Brookhaven is the U.S. host laboratory for the ATLAS collaboration at the Large Hadron Collider (LHC) at CERN in Switzerland. Our scientists play key roles in ATLAS computing, data analysis, and detector performance as the LHC collides protons at ever-increasing energies to hunt for the Higgs boson and supersymmetric particles—leading candidates for dark matter and hidden symmetries.
Brookhaven scientists are a driving force in the conceptual development of a muon collider—a potential next-generation accelerator that would pursue a precise understanding of physics and early-universe symmetries beyond the Standard Model.

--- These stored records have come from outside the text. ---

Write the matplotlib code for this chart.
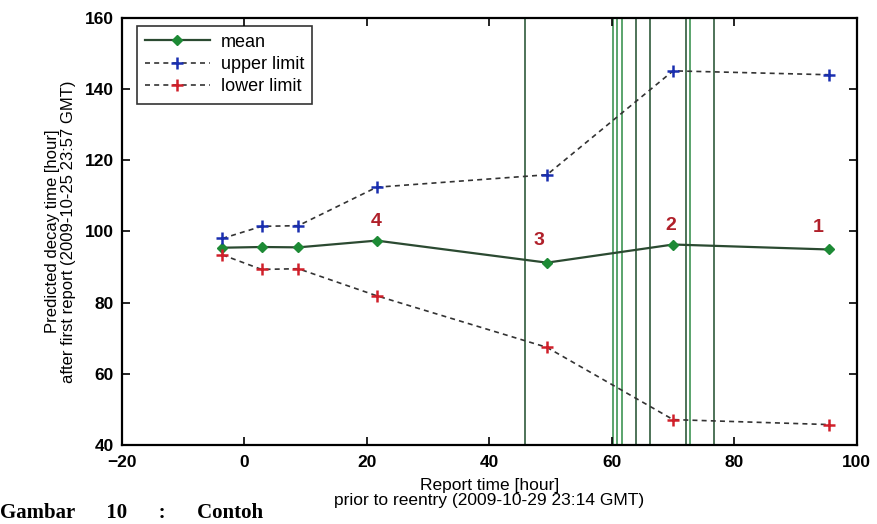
import matplotlib
matplotlib.use("Agg")
import matplotlib.pyplot as plt

# values
report_time = [-3.6, 2.8, 8.8, 21.6, 49.4, 70.0, 95.5]
mean_decay = [95.4, 95.6, 95.5, 97.4, 91.2, 96.3, 94.9]
upper_limit = [98.0, 101.4, 101.6, 112.4, 115.9, 145.1, 144.0]
lower_limit = [93.4, 89.3, 89.5, 81.9, 67.4, 47.1, 45.7]

# report numbers written above the later points
report_labels = ["4", "3", "2", "1"]
report_label_idx = [3, 4, 5, 6]

# vertical lines (report epochs)
vline_times = [45.8, 60.2, 60.9, 61.7, 64.0, 66.2, 72.1, 72.7, 76.6]
vline_colors = ["#1e4d2b", "#2e8b45", "#2e8b45", "#2e8b45", "#1e4d2b",
                "#1e4d2b", "#1e4d2b", "#2e8b45", "#1e4d2b"]

plt.rcParams["font.family"] = ["Liberation Sans", "DejaVu Sans"]

fig = plt.figure(figsize=(8.77, 5.24), dpi=100)
ax = fig.add_axes([0.139, 0.151, 0.838, 0.815])

for t, c in zip(vline_times, vline_colors):
    ax.axvline(t, color=c, lw=1.1, zorder=1)

ax.plot(report_time, mean_decay, color="#2b4a31", lw=1.6, marker="D",
        markersize=5, markerfacecolor="#1d8a35", markeredgecolor="#1d8a35",
        label="mean", zorder=3)
ax.plot(report_time, upper_limit, color="#333333", lw=1.2, ls=(0, (3, 2.5)),
        marker="+", markersize=9, markeredgecolor="#1a2fb0",
        markeredgewidth=1.8, label="upper limit", zorder=3)
ax.plot(report_time, lower_limit, color="#333333", lw=1.2, ls=(0, (3, 2.5)),
        marker="+", markersize=9, markeredgecolor="#d0202a",
        markeredgewidth=1.8, label="lower limit", zorder=3)

offsets = [(0, 14), (-6, 16), (-2, 14), (-8, 16)]
for lab, i, off in zip(report_labels, report_label_idx, offsets):
    ax.annotate(lab, (report_time[i], mean_decay[i]), xytext=off,
                textcoords="offset points", ha="center", va="center",
                fontsize=14, color="#b0202a", fontweight="bold")

ax.set_xlim(-20, 100)
ax.set_ylim(40, 160)
ax.set_xticks([-20, 0, 20, 40, 60, 80, 100])
ax.set_yticks([40, 60, 80, 100, 120, 140, 160])
ax.tick_params(direction="in", top=True, right=True, length=6, width=1.2,
               labelsize=12.5)
ax.tick_params(axis="x", pad=7)
ax.tick_params(axis="y", pad=6)
for lab in ax.get_xticklabels() + ax.get_yticklabels():
    lab.set_fontweight("bold")
for s in ax.spines.values():
    s.set_linewidth(1.6)

ax.set_xlabel("Report time [hour]\nprior to reentry (2009-10-29 23:14 GMT)",
              fontsize=12.5, labelpad=6, linespacing=1.0)
ax.set_ylabel("Predicted decay time [hour]\nafter first report (2009-10-25 23:57 GMT)",
              fontsize=12, labelpad=6, linespacing=1.1,
              family=["Liberation Sans Narrow", "Liberation Sans", "DejaVu Sans"])

leg = ax.legend(loc="upper left", bbox_to_anchor=(0.02, 0.982), fontsize=13,
                frameon=True, fancybox=False, borderaxespad=0,
                handlelength=3.6, labelspacing=0.3, borderpad=0.45,
                handletextpad=0.6)
leg.get_frame().set_edgecolor("black")
leg.get_frame().set_linewidth(1.2)

fig.text(0.0, 0.002, "Gambar      10      :      Contoh", fontsize=15,
         fontweight="bold", family=["Liberation Serif", "DejaVu Serif"],
         va="bottom", ha="left")

fig.savefig("out.png", dpi=100)
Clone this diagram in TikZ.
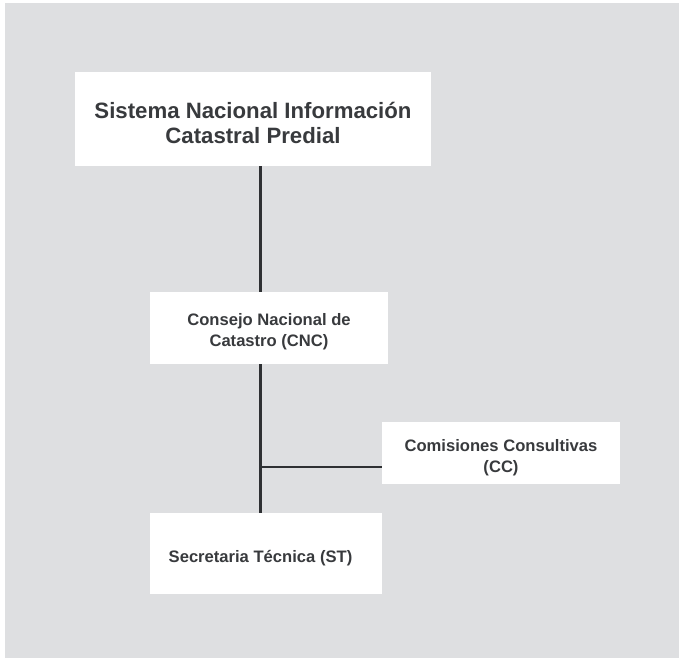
\documentclass[tikz,border=0pt]{standalone}
\usepackage{fontspec}
\setmainfont{Liberation Sans}
\definecolor{panel}{HTML}{DEDFE1}
\definecolor{ink}{HTML}{383A3D}
\definecolor{wire}{HTML}{2E3033}
\begin{document}
\begin{tikzpicture}[x=1pt,y=-1pt,
  orgbox/.style={fill=white, draw=none, inner sep=0pt},
  caption/.style={inner sep=0pt, align=center, text=ink},
  bigtext/.style={caption, font=\bfseries\fontsize{22.2}{24.8}\selectfont},
  smalltext/.style={caption, font=\bfseries\fontsize{16.6}{20.6}\selectfont},
  link/.style={draw=wire, line width=2.6pt}]
\useasboundingbox (0,0) rectangle (679,658);
% background panel
\fill[white] (0,0) rectangle (679,658);
\fill[panel] (5,3) rectangle (679,658);
% boxes, each with its caption as a centred label
\node[orgbox, minimum width=356pt, minimum height=94pt,
  label={[bigtext, yshift=-4pt]center:{Sistema Nacional Información\\Catastral Predial}}]
  (snicp) at (253,119) {};
\node[orgbox, minimum width=238pt, minimum height=72pt,
  label={[smalltext, yshift=-4pt]center:{Consejo Nacional de\\Catastro (CNC)}}]
  (cnc) at (269,328) {};
\node[orgbox, minimum width=238pt, minimum height=62pt,
  label={[smalltext, yshift=-4.5pt]center:{Comisiones Consultivas\\(CC)}}]
  (cc) at (501,453) {};
\node[orgbox, minimum width=232pt, minimum height=81pt,
  label={[smalltext, xshift=-5.5pt, yshift=-5pt]center:{Secretaria Técnica (ST)}}]
  (st) at (266,553.5) {};
% connectors
\coordinate (j) at (260.5,467);
\draw[link] (snicp.south -| j) -- (cnc.north -| j);
\draw[link] (cnc.south -| j) -- (st.north -| j);
\draw[link] (j) -- (cc.west |- j);
\end{tikzpicture}
\end{document}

Building on decades of researching the physics of neutrinos—uncharged elementary particles that transform between three types—Brookhaven physicists are active partners in the Daya Bay Neutrino Experiment in China, which measures the last unknown parameter related to these oscillations. In addition to coordinating detector engineering efforts and developing software and analysis techniques, Brookhaven scientists perfected the “recipe” for the chemically stable liquid that fills part of Daya Bay’s detectors.
Brookhaven researchers also play leading roles in planning, designing, and operating the Long-Baseline Neutrino Experiment (LBNE), which will explore the role neutrinos might have played in establishing the asymmetry between matter and antimatter in our universe.
Brookhaven is leading the development of a multi-gigapixel camera sensor for the Large Synoptic Survey Telescope (LSST), a huge instrument in Chile designed to image the entire visible southern sky. Based on the data collected from LSST and precursor studies, researchers will help determine the dark matter distribution in the universe and the nature of dark energy—the mysterious force behind the accelerating expansion of the universe.
As part of the Baryon Oscillation Spectroscopic Survey (BOSS) collaboration, Brookhaven scientists use the terapixel night sky image produced by the Sloan Digital Sky Survey telescope to create a 3-D map of the universe. This map, which is reconstructed by measuring the light given off from extremely distant luminous red galaxies and quasars, will accelerate the hunt for dark energy.